### Raw data
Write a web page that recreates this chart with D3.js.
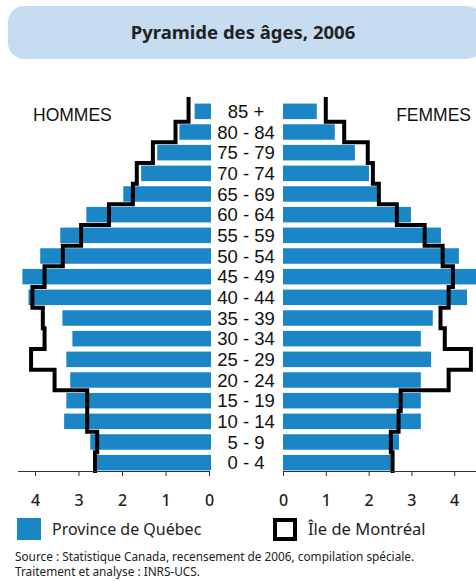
<!DOCTYPE html>
<html><head><meta charset="utf-8">
<script src="https://cdn.jsdelivr.net/npm/d3@7"></script>
<style>body{margin:0;background:#fff;} svg{display:block}</style>
</head><body>
<script>
const ageGroups = ["85 +","80 - 84","75 - 79","70 - 74","65 - 69","60 - 64","55 - 59","50 - 54","45 - 49","40 - 44","35 - 39","30 - 34","25 - 29","20 - 24","15 - 19","10 - 14","5 - 9","0 - 4"];
const quebecMen     = [0.33,0.68,1.19,1.56,1.97,2.82,3.42,3.88,4.29,4.15,3.37,3.14,3.28,3.19,3.28,3.33,2.73,2.59];
const montrealMen   = [0.47,0.77,1.29,1.66,1.75,2.30,2.94,3.36,3.78,4.06,3.82,3.78,4.09,3.55,2.80,2.80,2.57,2.62];
const quebecWomen   = [0.79,1.21,1.68,2.01,2.20,2.99,3.69,4.11,4.55,4.30,3.50,3.22,3.46,3.22,3.22,3.22,2.71,2.52];
const montrealWomen = [1.00,1.43,1.98,2.10,2.24,2.66,3.31,3.73,3.97,3.87,3.68,3.78,4.39,3.87,2.75,2.70,2.52,2.56];
const tickValues = [0,1,2,3,4];
const titleText = "Pyramide des âges, 2006";
const legendLabels = ["Province de Québec","Île de Montréal"];
const sourceLines = ["Source : Statistique Canada, recensement de 2006, compilation spéciale.","Traitement et analyse : INRS-UCS."];

const W = 476, H = 581;
const blue = "#1b86c6";
const font = "'Noto Sans', 'DejaVu Sans', sans-serif";
const svg = d3.select("body").append("svg").attr("width", W).attr("height", H);

// title box
svg.append("rect").attr("x", 8).attr("y", 6).attr("width", 475).attr("height", 53)
  .attr("rx", 16).attr("fill", "#c5dcf1");
svg.append("text").attr("x", 243).attr("y", 39).attr("text-anchor", "middle")
  .attr("font-family", font).attr("font-weight", "bold").attr("font-size", 18.5)
  .attr("fill", "#222").text(titleText);

// scales
const y = d3.scaleBand().domain(ageGroups).range([101, 473]).paddingInner(0.25).paddingOuter(0.125);
const xL = d3.scaleLinear().domain([0, 4.4]).range([209, 209 - 4.4 * 43.5]);
const xR = d3.scaleLinear().domain([0, 4.5]).range([283, 283 + 4.5 * 42.8]);
const axisY = 471;

// bars
svg.append("g").selectAll("rect").data(ageGroups).join("rect")
  .attr("x", (d, i) => xL(quebecMen[i])).attr("y", d => y(d))
  .attr("width", (d, i) => xL(0) - xL(quebecMen[i]) + 2).attr("height", y.bandwidth())
  .attr("fill", blue);
svg.append("g").selectAll("rect").data(ageGroups).join("rect")
  .attr("x", xR(0)).attr("y", d => y(d))
  .attr("width", (d, i) => xR(quebecWomen[i]) - xR(0)).attr("height", y.bandwidth())
  .attr("fill", blue);

// step lines
const half = y.step() * y.paddingInner() / 2;
function stepPoints(vals, x) {
  const pts = [];
  ageGroups.forEach((a, i) => {
    const top = y(a) - half - (i === 0 ? 4 : 0);
    pts.push([x(vals[i]), top], [x(vals[i]), y(a) - half + y.step()]);
  });
  return pts;
}
const line = d3.line();
[[montrealMen, xL], [montrealWomen, xR]].forEach(([v, x]) => {
  svg.append("path").attr("d", line(stepPoints(v, x))).attr("fill", "none")
    .attr("stroke", "#000").attr("stroke-width", 4).attr("stroke-linejoin", "miter");
});

// age labels
svg.append("g").selectAll("text").data(ageGroups).join("text")
  .attr("x", 246).attr("y", d => y(d) + y.bandwidth() / 2).attr("dy", "0.36em")
  .attr("text-anchor", "middle").attr("font-family", "'Liberation Sans', Arial, sans-serif")
  .attr("font-size", 18.5).attr("fill", "#111").text(d => d);

// side labels
svg.append("text").attr("x", 33).attr("y", 121).attr("font-family", "'Liberation Sans', Arial, sans-serif")
  .attr("font-size", 17.5).attr("fill", "#111").text("HOMMES");
svg.append("text").attr("x", 471).attr("y", 121).attr("text-anchor", "end").attr("font-family", "'Liberation Sans', Arial, sans-serif")
  .attr("font-size", 17.5).attr("fill", "#111").text("FEMMES");

// axes
function styleAxis(g) {
  g.selectAll("path,line").attr("stroke", "#333");
  g.selectAll("text").attr("font-family", font).attr("font-size", 16).attr("font-weight", 500).attr("fill", "#222");
}
svg.append("g").attr("transform", `translate(0,${axisY})`)
  .call(d3.axisBottom(xL).tickValues(tickValues).tickFormat(d3.format("d")).tickSizeInner(5).tickSizeOuter(0).tickPadding(19))
  .call(styleAxis);
svg.append("g").attr("transform", `translate(0,${axisY})`)
  .call(d3.axisBottom(xR).tickValues(tickValues).tickFormat(d3.format("d")).tickSizeInner(5).tickSizeOuter(0).tickPadding(19))
  .call(styleAxis);

// legend
svg.append("rect").attr("x", 17).attr("y", 518).attr("width", 24).attr("height", 22).attr("fill", blue);
svg.append("text").attr("x", 52).attr("y", 535).attr("font-family", font).attr("font-size", 16)
  .attr("fill", "#222").text(legendLabels[0]);
svg.append("rect").attr("x", 275).attr("y", 520).attr("width", 20).attr("height", 19)
  .attr("fill", "#fff").attr("stroke", "#000").attr("stroke-width", 4);
svg.append("text").attr("x", 308).attr("y", 535).attr("font-family", font).attr("font-size", 16.5)
  .attr("fill", "#222").text(legendLabels[1]);

// source
svg.append("g").selectAll("text").data(sourceLines).join("text")
  .attr("x", 15).attr("y", (d, i) => 561 + i * 15).attr("font-family", font).attr("font-size", 11.8)
  .attr("fill", "#222").text(d => d);
</script>
</body></html>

### Problem
Leave out the pictures and restate everything else word for word.

### Final result
Write a web page that recreates this chart with D3.js.
<!DOCTYPE html>
<html><head><meta charset="utf-8">
<script src="https://cdn.jsdelivr.net/npm/d3@7"></script>
<style>body{margin:0;background:#fff;} svg{display:block}</style>
</head><body>
<script>
const ageGroups = ["85 +","80 - 84","75 - 79","70 - 74","65 - 69","60 - 64","55 - 59","50 - 54","45 - 49","40 - 44","35 - 39","30 - 34","25 - 29","20 - 24","15 - 19","10 - 14","5 - 9","0 - 4"];
const quebecMen     = [0.33,0.68,1.19,1.56,1.97,2.82,3.42,3.88,4.29,4.15,3.37,3.14,3.28,3.19,3.28,3.33,2.73,2.59];
const montrealMen   = [0.47,0.77,1.29,1.66,1.75,2.30,2.94,3.36,3.78,4.06,3.82,3.78,4.09,3.55,2.80,2.80,2.57,2.62];
const quebecWomen   = [0.79,1.21,1.68,2.01,2.20,2.99,3.69,4.11,4.55,4.30,3.50,3.22,3.46,3.22,3.22,3.22,2.71,2.52];
const montrealWomen = [1.00,1.43,1.98,2.10,2.24,2.66,3.31,3.73,3.97,3.87,3.68,3.78,4.39,3.87,2.75,2.70,2.52,2.56];
const tickValues = [0,1,2,3,4];
const titleText = "Pyramide des âges, 2006";
const legendLabels = ["Province de Québec","Île de Montréal"];
const sourceLines = ["Source : Statistique Canada, recensement de 2006, compilation spéciale.","Traitement et analyse : INRS-UCS."];

const W = 476, H = 581;
const blue = "#1b86c6";
const font = "'Noto Sans', 'DejaVu Sans', sans-serif";
const svg = d3.select("body").append("svg").attr("width", W).attr("height", H);

// title box
svg.append("rect").attr("x", 8).attr("y", 6).attr("width", 475).attr("height", 53)
  .attr("rx", 16).attr("fill", "#c5dcf1");
svg.append("text").attr("x", 243).attr("y", 39).attr("text-anchor", "middle")
  .attr("font-family", font).attr("font-weight", "bold").attr("font-size", 18.5)
  .attr("fill", "#222").text(titleText);

// scales
const y = d3.scaleBand().domain(ageGroups).range([101, 473]).paddingInner(0.25).paddingOuter(0.125);
const xL = d3.scaleLinear().domain([0, 4.4]).range([209, 209 - 4.4 * 43.5]);
const xR = d3.scaleLinear().domain([0, 4.5]).range([283, 283 + 4.5 * 42.8]);
const axisY = 471;

// bars
svg.append("g").selectAll("rect").data(ageGroups).join("rect")
  .attr("x", (d, i) => xL(quebecMen[i])).attr("y", d => y(d))
  .attr("width", (d, i) => xL(0) - xL(quebecMen[i]) + 2).attr("height", y.bandwidth())
  .attr("fill", blue);
svg.append("g").selectAll("rect").data(ageGroups).join("rect")
  .attr("x", xR(0)).attr("y", d => y(d))
  .attr("width", (d, i) => xR(quebecWomen[i]) - xR(0)).attr("height", y.bandwidth())
  .attr("fill", blue);

// step lines
const half = y.step() * y.paddingInner() / 2;
function stepPoints(vals, x) {
  const pts = [];
  ageGroups.forEach((a, i) => {
    const top = y(a) - half - (i === 0 ? 4 : 0);
    pts.push([x(vals[i]), top], [x(vals[i]), y(a) - half + y.step()]);
  });
  return pts;
}
const line = d3.line();
[[montrealMen, xL], [montrealWomen, xR]].forEach(([v, x]) => {
  svg.append("path").attr("d", line(stepPoints(v, x))).attr("fill", "none")
    .attr("stroke", "#000").attr("stroke-width", 4).attr("stroke-linejoin", "miter");
});

// age labels
svg.append("g").selectAll("text").data(ageGroups).join("text")
  .attr("x", 246).attr("y", d => y(d) + y.bandwidth() / 2).attr("dy", "0.36em")
  .attr("text-anchor", "middle").attr("font-family", "'Liberation Sans', Arial, sans-serif")
  .attr("font-size", 18.5).attr("fill", "#111").text(d => d);

// side labels
svg.append("text").attr("x", 33).attr("y", 121).attr("font-family", "'Liberation Sans', Arial, sans-serif")
  .attr("font-size", 17.5).attr("fill", "#111").text("HOMMES");
svg.append("text").attr("x", 471).attr("y", 121).attr("text-anchor", "end").attr("font-family", "'Liberation Sans', Arial, sans-serif")
  .attr("font-size", 17.5).attr("fill", "#111").text("FEMMES");

// axes
function styleAxis(g) {
  g.selectAll("path,line").attr("stroke", "#333");
  g.selectAll("text").attr("font-family", font).attr("font-size", 16).attr("font-weight", 500).attr("fill", "#222");
}
svg.append("g").attr("transform", `translate(0,${axisY})`)
  .call(d3.axisBottom(xL).tickValues(tickValues).tickFormat(d3.format("d")).tickSizeInner(5).tickSizeOuter(0).tickPadding(19))
  .call(styleAxis);
svg.append("g").attr("transform", `translate(0,${axisY})`)
  .call(d3.axisBottom(xR).tickValues(tickValues).tickFormat(d3.format("d")).tickSizeInner(5).tickSizeOuter(0).tickPadding(19))
  .call(styleAxis);

// legend
svg.append("rect").attr("x", 17).attr("y", 518).attr("width", 24).attr("height", 22).attr("fill", blue);
svg.append("text").attr("x", 52).attr("y", 535).attr("font-family", font).attr("font-size", 16)
  .attr("fill", "#222").text(legendLabels[0]);
svg.append("rect").attr("x", 275).attr("y", 520).attr("width", 20).attr("height", 19)
  .attr("fill", "#fff").attr("stroke", "#000").attr("stroke-width", 4);
svg.append("text").attr("x", 308).attr("y", 535).attr("font-family", font).attr("font-size", 16.5)
  .attr("fill", "#222").text(legendLabels[1]);

// source
svg.append("g").selectAll("text").data(sourceLines).join("text")
  .attr("x", 15).attr("y", (d, i) => 561 + i * 15).attr("font-family", font).attr("font-size", 11.8)
  .attr("fill", "#222").text(d => d);
</script>
</body></html>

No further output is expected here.